Q. My mother passed away three years ago. I am handling the sale of her co-op in Queens. We emptied and painted the unit completely soon after she passed. I’ve been paying $850 a month maintenance fee for the empty unit while I was not allowed to rent it out, or even stay there myself. I had two buyers with excellent credit and enough financials to easily afford all payments. Both were turned down with no explanation. Now we have a buyer paying all cash, and the board sent me a notice that I am responsible for a $2,000 move out fee. Is all of this legal?
—Looking for Answers
A. “You asked whether your mother’s co-op board had the authority to (1) refuse renting the unit pending sale, (2) turn down qualified purchasers without explanation, and (3) charge you a move-out fee,” says Leni Morrison Cummins, shareholder with the Manhattan law office of Cozen O’Connor. “The answer to all three of those questions will be in your mother’s proprietary lease. For questions 1 and 2, most proprietary leases require board permission to rent or sell. The right of the board to approve or deny typically isn’t qualified by any ‘reasonableness’ standard.
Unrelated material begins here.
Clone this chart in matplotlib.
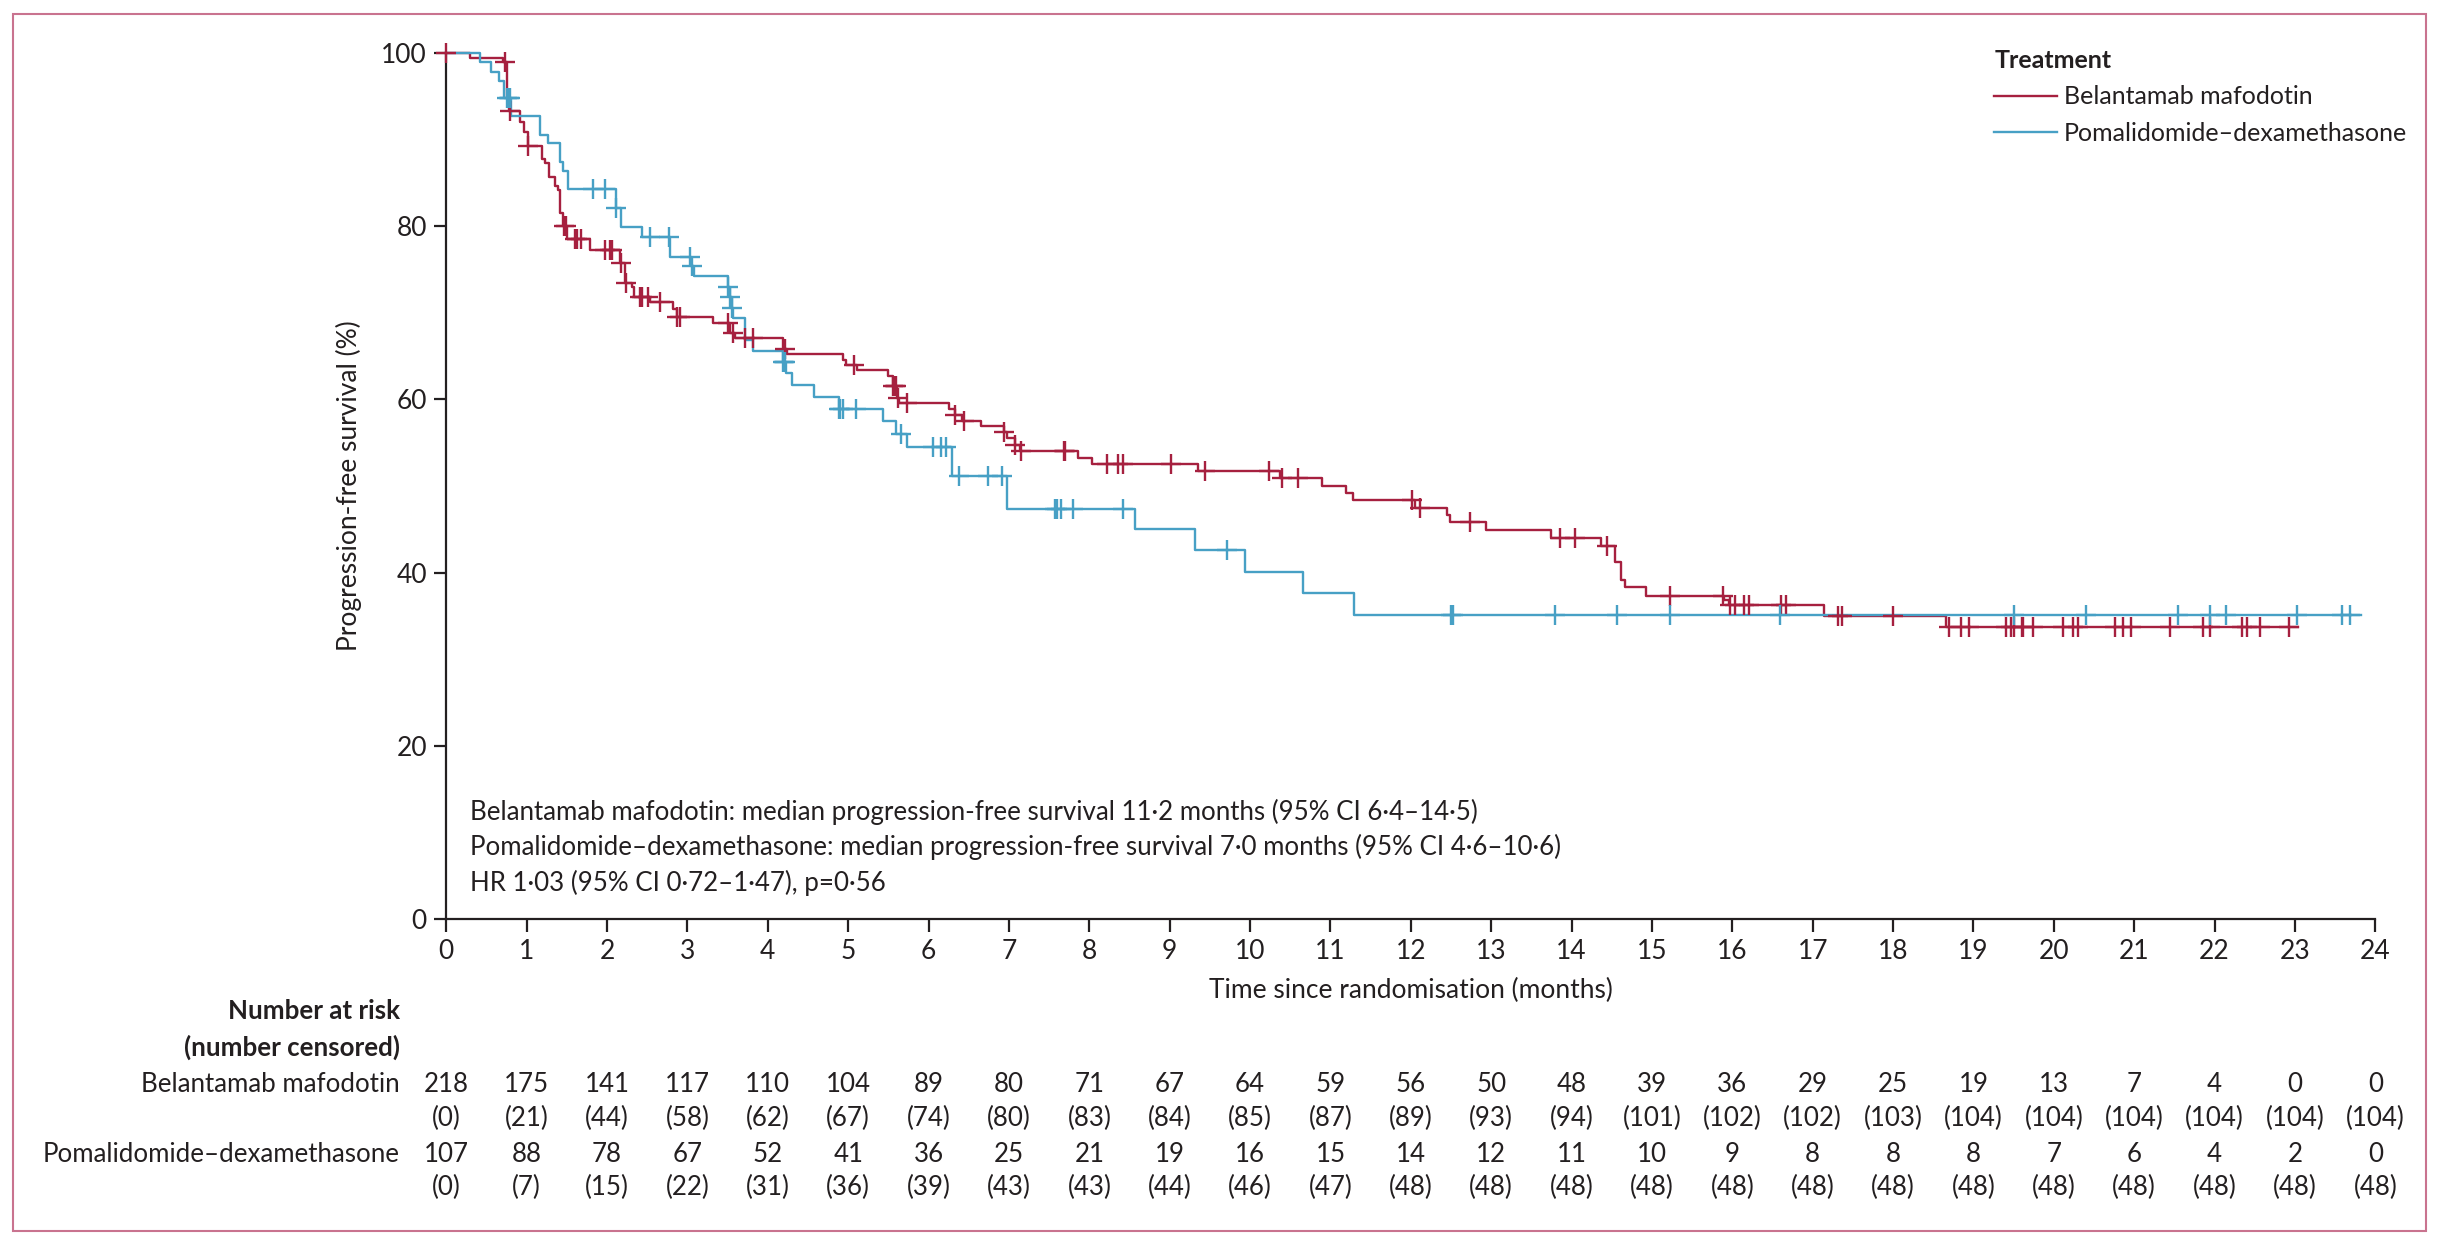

This means that so long as the board is acting in its business judgment, and isn’t acting discriminatorily, it can approve or deny a renter or buyer for any reason, and the board does not have to provide you with the reason. The default business judgment standard acts to insulate the board’s decisions as well, so, if challenged in court, it is unlikely a judge would even scrutinize the board’s decision. (There is legislation pending that may change all of that, but it hasn’t passed.) Similarly, nearly all proprietary leases grant boards the right to charge fees for move-outs, among others. Therefore, unless you see that the board treated other shareholders differently, it is doubtful you would have any viable claims against the board.”